Your task: Reproduce all the lines below exactly and omit the images.

Stored data:

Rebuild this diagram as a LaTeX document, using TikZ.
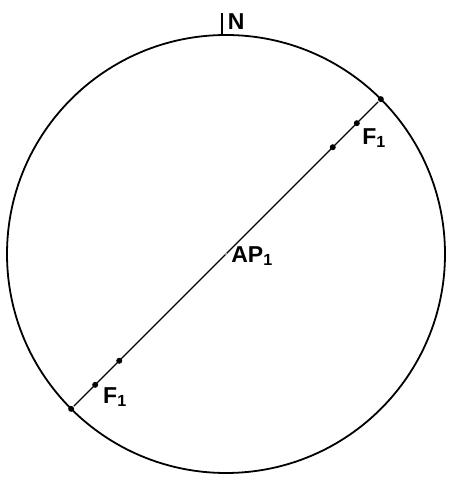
\documentclass[tikz,border=0pt]{standalone}
\usepackage{fontspec}
\setmainfont{Liberation Sans}
\usetikzlibrary{calc,positioning}

\begin{document}
\begin{tikzpicture}[x=1pt, y=1pt, line width=1.8pt,
  lbl/.style={font=\fontsize{23}{25}\selectfont\bfseries, inner sep=0pt},
  pt/.style={circle, fill=black, inner sep=0pt, minimum size=6pt}]
  \useasboundingbox (0,0) rectangle (449,479);
  %% Circle and north mark
  \coordinate (O) at (226,225);
  \draw (O) circle (219);
  \coordinate (top) at ($(O)+(-4,219)$);
  \draw[line width=1.4pt] (top) -- ++(0,22) coordinate (tick);
  \node[lbl, anchor=south west] (north) at ($(top)+(5,5)$) {N};

  %% Diameter through AP1
  \node[pt] (e1) at ($(O)+(45:219)$) {};
  \node[pt] (e2) at ($(O)+(225:219)$) {};
  \draw[line width=1.4pt] (e1) -- (e2);
  \foreach \ang/\r/\nm in {45/185/a1, 45/151/a2, 225/185/b1, 225/151/b2}{
    \node[pt] (\nm) at ($(O)+(\ang:\r)$) {};
  }
  \node[circle, fill=gray!60, inner sep=0pt, minimum size=2.5pt] (ap) at (O) {};

  %% Labels
  \node[lbl] (f1) at ($(O)+(148,116)$) {F\textsubscript{1}};
  \node[lbl] (f2) at ($(O)+(-111,-143)$) {F\textsubscript{1}};
  \node[lbl] (apl) at ($(O)+(26,-2)$) {AP\textsubscript{1}};
\end{tikzpicture}
\end{document}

Exercise solution:
Rebuild this diagram as a LaTeX document, using TikZ.
\documentclass[tikz,border=0pt]{standalone}
\usepackage{fontspec}
\setmainfont{Liberation Sans}
\usetikzlibrary{calc,positioning}

\begin{document}
\begin{tikzpicture}[x=1pt, y=1pt, line width=1.8pt,
  lbl/.style={font=\fontsize{23}{25}\selectfont\bfseries, inner sep=0pt},
  pt/.style={circle, fill=black, inner sep=0pt, minimum size=6pt}]
  \useasboundingbox (0,0) rectangle (449,479);
  %% Circle and north mark
  \coordinate (O) at (226,225);
  \draw (O) circle (219);
  \coordinate (top) at ($(O)+(-4,219)$);
  \draw[line width=1.4pt] (top) -- ++(0,22) coordinate (tick);
  \node[lbl, anchor=south west] (north) at ($(top)+(5,5)$) {N};

  %% Diameter through AP1
  \node[pt] (e1) at ($(O)+(45:219)$) {};
  \node[pt] (e2) at ($(O)+(225:219)$) {};
  \draw[line width=1.4pt] (e1) -- (e2);
  \foreach \ang/\r/\nm in {45/185/a1, 45/151/a2, 225/185/b1, 225/151/b2}{
    \node[pt] (\nm) at ($(O)+(\ang:\r)$) {};
  }
  \node[circle, fill=gray!60, inner sep=0pt, minimum size=2.5pt] (ap) at (O) {};

  %% Labels
  \node[lbl] (f1) at ($(O)+(148,116)$) {F\textsubscript{1}};
  \node[lbl] (f2) at ($(O)+(-111,-143)$) {F\textsubscript{1}};
  \node[lbl] (apl) at ($(O)+(26,-2)$) {AP\textsubscript{1}};
\end{tikzpicture}
\end{document}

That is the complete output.